Successive Replacement (Compound Type) problems involve repeated cycles where portions of a mixture are removed and replaced by different substances in a sequence - for example, remove A and add B, then remove B and add C, and so on.

This pattern is important because such compound operations appear in advanced dilution, alloy, and chemical-mixture problems. Recognizing the compound structure lets you combine stepwise effects into compact formulas or simple repeated calculations.

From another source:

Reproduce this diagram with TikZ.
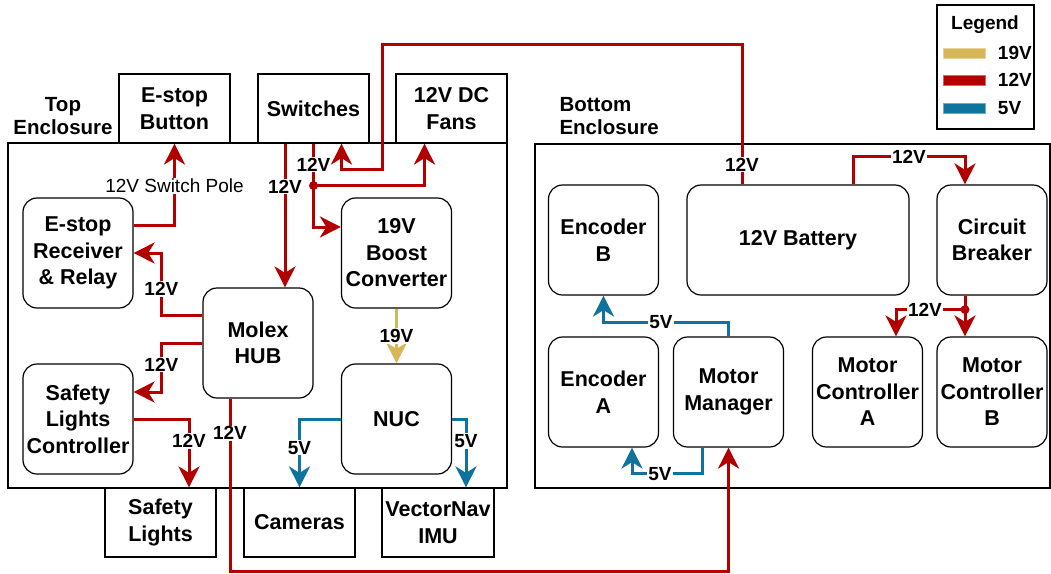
\documentclass[tikz,border=0pt]{standalone}
\usepackage{fontspec}
\setmainfont{Liberation Sans}
\usetikzlibrary{arrows.meta,positioning,calc}
\definecolor{wire19}{HTML}{D6B656}
\definecolor{wire12}{HTML}{B20000}
\definecolor{wire5}{HTML}{10739E}
\newcommand\unitfont{\fontsize{21.5}{26.5}\selectfont\bfseries}
\newcommand\headfont{\fontsize{20.5}{23}\selectfont\bfseries}
\newcommand\voltfont{\fontsize{19}{19}\selectfont\bfseries}

\begin{document}
\begin{tikzpicture}[x=1pt, y=-1pt,
    enclosure/.style={rectangle, draw, line width=1.2pt, inner sep=0pt},
    device/.style={rectangle, draw, fill=white, line width=1.2pt, minimum width=111pt, minimum height=69pt, align=center, font=\unitfont},
    unit/.style={rectangle, rounded corners=14pt, draw, line width=1.2pt, minimum width=110pt, minimum height=110pt, align=center, font=\unitfont},
    title/.style={align=center, font=\headfont},
    volt/.style={fill=white, inner sep=1pt, font=\voltfont},
    tip/.style={-{Stealth[length=21pt, width=21pt, inset=6.5pt]}},
    line12/.style={draw=wire12, line width=3pt},
    arrow12/.style={line12, tip},
    arrow19/.style={draw=wire19, line width=3pt, tip},
    arrow5/.style={draw=wire5, line width=3pt, tip},
    swatch/.style={rectangle, minimum width=42pt, minimum height=10pt, inner sep=0pt, line width=0.8pt},
    legtext/.style={font=\fontsize{19}{19}\selectfont\bfseries}
]
\useasboundingbox (0,0) rectangle (1051,573);

% Enclosures
\node[enclosure, minimum width=499pt, minimum height=345pt] (topenc) at (257.5,315.5) {};
\node[enclosure, minimum width=515pt, minimum height=344pt] (botenc) at (792.5,316) {};
\node[title] (toplbl) at (63,116) {Top\\Enclosure};
\node[title, align=left, anchor=west] (botlbl) at (556,116) {Bottom\\Enclosure};

% Outside devices
\node[device] (ebtn) at (174.5,108.5) {E-stop\\Button};
\node[device] (sw) at (313.5,108.5) {Switches};
\node[device] (fans) at (451.5,108.5) {12V DC\\Fans};
\node[device] (slights) at (160.5,522.5) {Safety\\Lights};
\node[device] (cams) at (299.5,522.5) {Cameras};
\node[device] (imu) at (438,522.5) {VectorNav\\IMU};

% Top enclosure units
\node[unit] (relay) at (78,253) {E-stop\\Receiver\\\& Relay};
\node[unit] (boost) at (396.5,253) {19V\\Boost\\Converter};
\node[unit] (hub) at (258,343) {Molex\\HUB};
\node[unit] (slc) at (78,419) {Safety\\Lights\\Controller};
\node[unit] (nuc) at (396.5,419) {NUC};

% Bottom enclosure units
\node[unit] (encb) at (603.5,240) {Encoder\\B};
\node[unit, minimum width=222pt] (batt) at (798,240) {12V Battery};
\node[unit] (cb) at (992,240) {Circuit\\Breaker};
\node[unit] (enca) at (603.5,392) {Encoder\\A};
\node[unit] (mm) at (728.5,392) {Motor\\Manager};
\node[unit] (mca) at (867.5,392) {Motor\\Controller\\A};
\node[unit] (mcb) at (992,392) {Motor\\Controller\\B};

% Legend
\node[enclosure, minimum width=97pt, minimum height=124pt] (legend) at (985.5,67) {};
\node[legtext] (legtitle) at (985,25) {Legend};
\node[swatch, fill=wire19, draw=wire19!60] (key19) at (964,53) {};
\node[swatch, fill=wire12, draw=wire12!60] (key12) at (964,80) {};
\node[swatch, fill=wire5, draw=wire5!60] (key5) at (964,108) {};
\node[legtext, right=9pt of key19] {19V};
\node[legtext, right=9pt of key12] {12V};
\node[legtext, right=9pt of key5] {5V};

% Junctions
\coordinate (swdot) at ([yshift=-42pt]sw.south);
\coordinate (cbdot) at ([xshift=-27pt, yshift=-14pt]cb.south);

% 12V wiring
\draw[arrow12] ([xshift=-56pt]batt.north) -- ++(0,-140) node[volt, pos=0.14] {12V}
    -- ++(-360,0) -- ++(0,125) -| ([xshift=28pt]sw.south);
\draw[line12] (sw.south) -- (swdot) node[volt, midway] {12V};
\draw[arrow12] (swdot) -| ([xshift=-27pt]fans.south);
\draw[arrow12] (swdot) |- ([yshift=26pt]boost.west);
\fill[wire12] (swdot) circle (4.5pt);
\draw[arrow12] ([xshift=-28.5pt]sw.south) -- ([xshift=-28.5pt]sw.south |- hub.north) node[volt, pos=0.3] {12V};
\draw[arrow12] ([yshift=28pt]relay.east) -| (ebtn.south) node[volt, pos=0.74, font=\fontsize{19}{19}\selectfont] {12V Switch Pole};
\draw[arrow12] ([yshift=28pt]hub.west) -- ++(-41,0) |- (relay.east) node[volt, pos=0.21] {12V};
\draw[arrow12] (hub.west) -- ++(-41,0) |- ([yshift=27pt]slc.east) node[volt, pos=0.22] {12V};
\draw[arrow12] (slc.east) -| ([xshift=28.5pt]slights.north) node[volt, pos=0.66] {12V};
\draw[arrow12] ([xshift=-28pt]hub.south) -- ++(0,173) node[volt, pos=0.2] {12V} -| (mm.south);
\draw[arrow12] ([xshift=55pt]batt.north) -- ++(0,-28) -| ([xshift=-27pt]cb.north) node[volt, pos=0.25] {12V};
\draw[line12] ([xshift=-27pt]cb.south) -- (cbdot);
\draw[arrow12] (cbdot) -- ([xshift=-27pt]mcb.north);
\draw[arrow12] (cbdot) -| ([xshift=28.5pt]mca.north) node[volt, pos=0.29] {12V};
\fill[wire12] (cbdot) circle (4.5pt);

% 19V wiring
\draw[arrow19] (boost.south) -- (nuc.north) node[volt, midway] {19V};

% 5V wiring
\draw[arrow5] (nuc.west) -| (cams.north) node[volt, pos=0.71] {5V};
\draw[arrow5] (nuc.east) -| ([xshift=28pt]imu.north) node[volt, pos=0.66] {5V};
\draw[arrow5] (mm.north) -- ++(0,-14) -| (encb.south) node[volt, pos=0.27] {5V};
\draw[arrow5] ([xshift=-26.5pt]mm.south) -- ++(0,26) -| ([xshift=28.5pt]enca.south) node[volt, pos=0.3] {5V};

\end{tikzpicture}
\end{document}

Pattern: Successive Replacement (Compound Type)

Pattern

Key concept: Treat each replacement as a multiplier on the remaining fraction of the substance of interest. For compound sequences, apply each operation in order (multiply the retained fractions) and track additions separately.

Steps to follow:
1. For each removal of x litres from total T, the fraction of the component that remains after that removal = (1 - x/T).
2. If different components are removed/added in sequence, compute the retained fraction step-by-step and multiply retained fractions for repeated removals of the same component.
3. When a different substance is added (not pure), include its pure-part contribution (added amount × concentration) to the numerator at the appropriate step.
4. After completing all steps, compute final amounts by combining retained original parts and all added contributions; then divide by total to get final concentration or composition.

Step-by-Step Example

Question

A 100-litre tank contains pure milk. 20 litres are removed and replaced with water. Then 30 litres of this mixture are removed and replaced with a 50% milk solution. Find the final quantity of milk in the tank.

Solution

  1. Step 1: Record initial data

    Total volume T = 100 L. Initially milk = 100 L (pure milk). First removal = 20 L (replaced by water). Second removal = 30 L (replaced by 50% milk solution).

  2. Step 2: After first replacement (remove 20 L, add water)

    Fraction of milk remaining after removing 20 L = (1 - 20/100) = 0.80. Milk left = 100 × 0.80 = 80 L. After adding 20 L water, total stays 100 L.

  3. Step 3: Prepare for second removal (mixture now: 80 L milk + 20 L water)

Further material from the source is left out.